David Rothkopf, the CEO and Editor-at-Large of Foreign Policy, said “Mr. Polman is setting a great example for other corporate CEOs. The world would be a far better place if we had more business leaders with his foresight and commitment.” Rothkopf has written extensively on global elites. His most recent book is Power, Inc.: The Epic Rivalry Between Big Business and Government and the Reckoning that Lies Ahead.

"We have never had a better opportunity to eradicate poverty and at the same time achieve a more sustainable future,” said Polman. “Future generations will not forgive us if we fail to act.  Business has to be a part of the solution and I am deeply honored that's Unilever's leadership role has been recognized with the CGD/FP Commitment to Development Award. It only takes a handful of sizeable companies to reach a tipping point and to transform markets - and that is exactly what we try to achieve through the Tropical Forest Alliance and others."

Unilever is the third-largest consumer goods company in the world; Dove, Lipton, Sunsilk, Hellman’s, and Knorr are among the company’s many brands. Many of these products rely on tropical agricultural products, especially palm oil. Clearing tropical forests for palm oil production is a significant driver of deforestation, which reduces biodiversity, eliminates livelihood opportunities for people who depend on forest-based income, and increases the greenhouse gas emissions driving climate change, the effects of which are already being felt by poor people in developing countries.

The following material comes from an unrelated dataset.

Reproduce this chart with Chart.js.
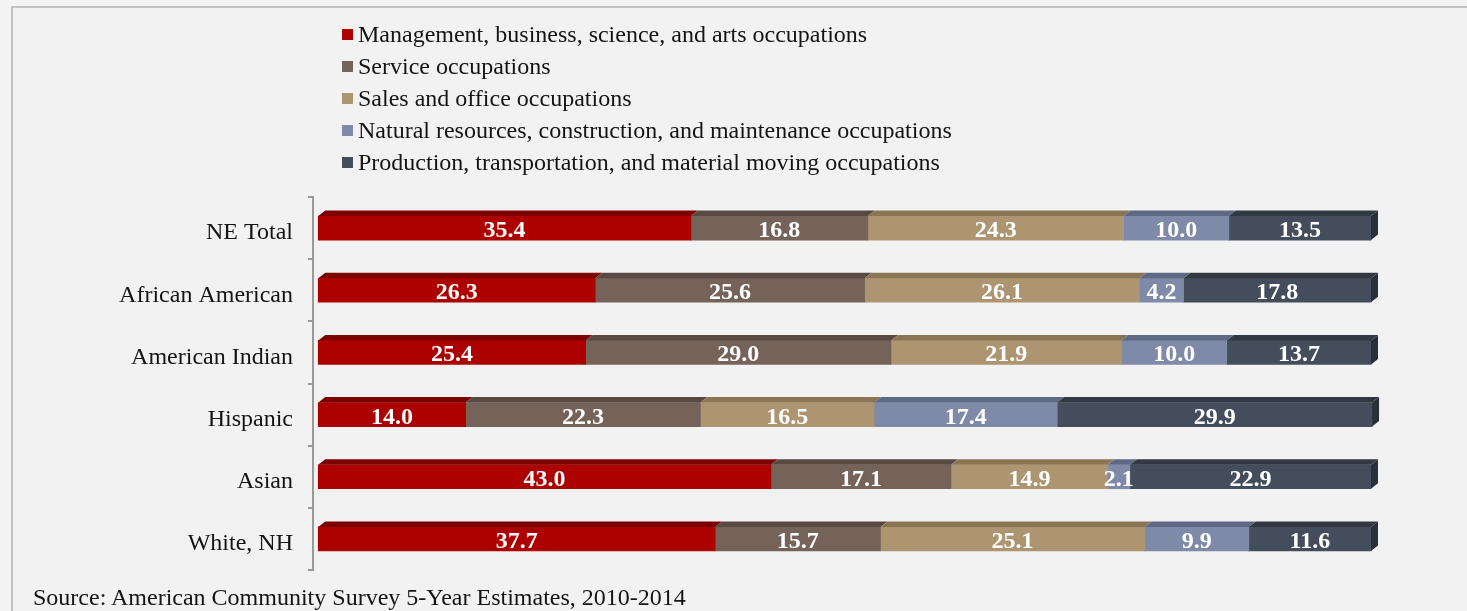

Mr. Polman has used Unilever’s global reach to publicly confront and minimize these adverse impacts. In 2010, he created Unilever’s Sustainable Living Plan, which aims to cut by half the environmental impact of Unilever products by 2020, lift out of poverty half a million small holder farmers who produce agricultural materials for Unilever products, and help a billion people improve their health and wellbeing.

These efforts are showing results: In the first two years of the program, Unilever’s use of sustainably-sourced agricultural materials grew to 36 percent, greenhouse gas emissions per Unilever consumer fell by 6 percent and production-associated waste per Unilever customer fell by 7 percent. Unilever publicly tracks its progress, with updates on the company website.

Mr. Polman is the Chairman of the World Business Council for Sustainable Development (WBCSD), a CEO-led organization of companies dedicated to creating a sustainable future for business and society. The organization recently launched Action 2020, a project focused on identifying and meeting the targets that must be achieved by the year 2020 in order to create a sustainable world for 9 billion people in 2050.

Mr. Polman has also been at the forefront of sustainability projects led by the Consumer Goods Forum (CGF), a global network of industry leaders, serving as the co-sponsor of the CGF Sustainability Pillar. In 2012, CGF partnered with the US Government to establish a private-public partnership called the Tropical Forest Alliance (TFA), an effort to end tropical deforestation associated with the production of global agricultural commodities by 2020.

Achieving this goal would have dramatic effects on climate change and hence on development. Mr. Polman noted in a 2009 speech in Copenhagen that tropical deforestation was then responsible for about 20 percent of greenhouse gas emissions, with much of this driven by demand for globally-traded tropical commodities.

That percentage has since fallen, mostly due to increased emissions from other sources. Nonetheless, tropical deforestation remains a serious contributor to climate change, as well as loss of biodiversity and of livelihoods for poor people living in and near the forests.

The Commitment to Development Ideas in Action Award also honors Mr. Polman’s contributions to development in non-forestry fields.  

  • Mr. Polman served as a member of the UN High Level Panel on the Post-2015 Development Agenda. He helped organize a business outreach program to include the private sector in the development discussion; his efforts reached companies in over 30 countries, accounting for nearly 10 percent of global GDP.
  • As part of the B Team, a group of global business leaders, Mr. Polman contributes to an on-going conversation to create a new plan to make businesses a driving force for social, environmental, and economic good.  
  • Mr. Polman is member of the Scaling Up Nutrition Movement, a consortium of governments, organizations, and individuals working towards ending hunger and malnutrition.

Previous winners of the Commitment to Development Award include: the European ministers of international development who constituted the Utstein Group (2003); Oxfam's Make Trade Fair Campaign (2004); then-Chancellor of the Exchequer Gordon Brown (2005), then-U.S. Congressman Jim Kolbe (R-AZ) (2006), Global Witness (2007), the ONE Campaign (2008), Diego Hidalgo Schnur (2009), Publish What You Pay (2010), former president of the International Center for Research on Women Geeta Rao Gupta (2011), and then-U.S. Senator Dick Lugar (R-IN) (2012).